Published: 10/02/2005, Volume II5, No. 5942 Page 38

Doctors work in a field advancing so rapidly that the total sum of knowledge is doubling every few years just in a few specialist areas, let alone the whole subject.

Following the final report into the Harold Shipman tragedy it seems all the recommendations fail to grasp that to detect as well as prevent failure in such highly trained experts requires specialist systems of sufficient knowhow, and not simply well-meaning lawyers, concerned politicians or interested members of the public.

An intriguing example of this point comes from a recent study. Using a complex statistical analysis of annual deaths of patients of over 1,000 English family physicians for the latter half of the 1990s, it investigated whether it was possible to pick up automatically when doctors attracted a higher mortality rate than should be expected.

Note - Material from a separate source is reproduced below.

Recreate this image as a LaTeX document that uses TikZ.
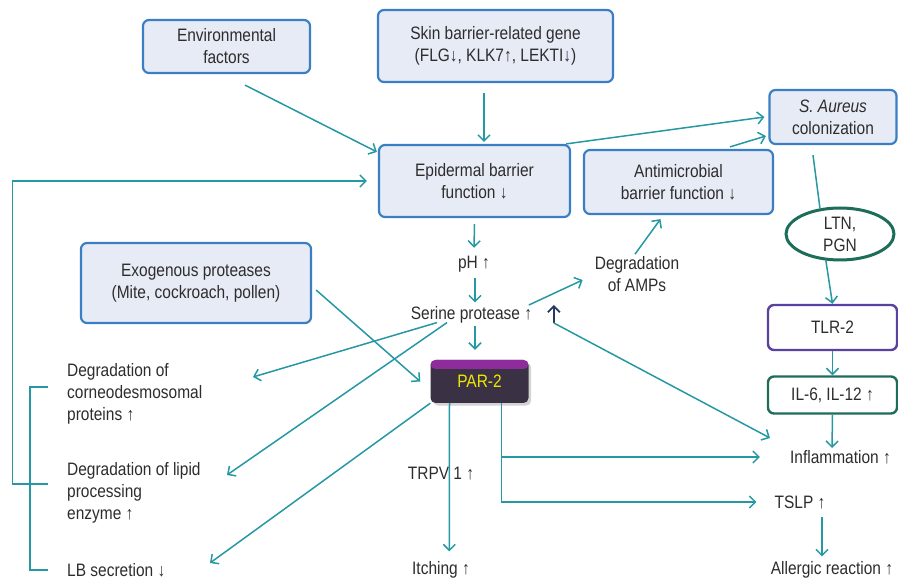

Of 1,009 family physicians, 33 (including Shipman) crossed the alarm threshold designed to detect an unusual increase in mortality rates.

Physicians in nursing homes or hospices are likely explanations for most of these additional alarms.

The study illustrates the need to involve statisticians, epidemiologists and a whole host of other experts in devising systems sophisticated enough to detect quickly when an expert is straying off the rails.

The only way to ensure doctors and managers are thoroughly up-to-date is to make retraining a routine and rewarding part of career development after qualification for physicians and managers. That means regularly taking them out of their service role for extended intervals to review, improve and add to their skills.

This would remove the menacing and castigatory elements of current medical revalidation plans, and it would gear the profession to long-term prevention rather than short-term cure after a complaint.

This kind of intensive scrutiny is the only way to raise the standards of medical practice. But it is going to cost much more than current NHS thinking allows. If you want your doctor and your manager to look after you well, then you are going to have to look after them too.

Raj Persaud is consultant psychiatrist at South London and Maudsley trust and Gresham professor for public understanding of psychiatry.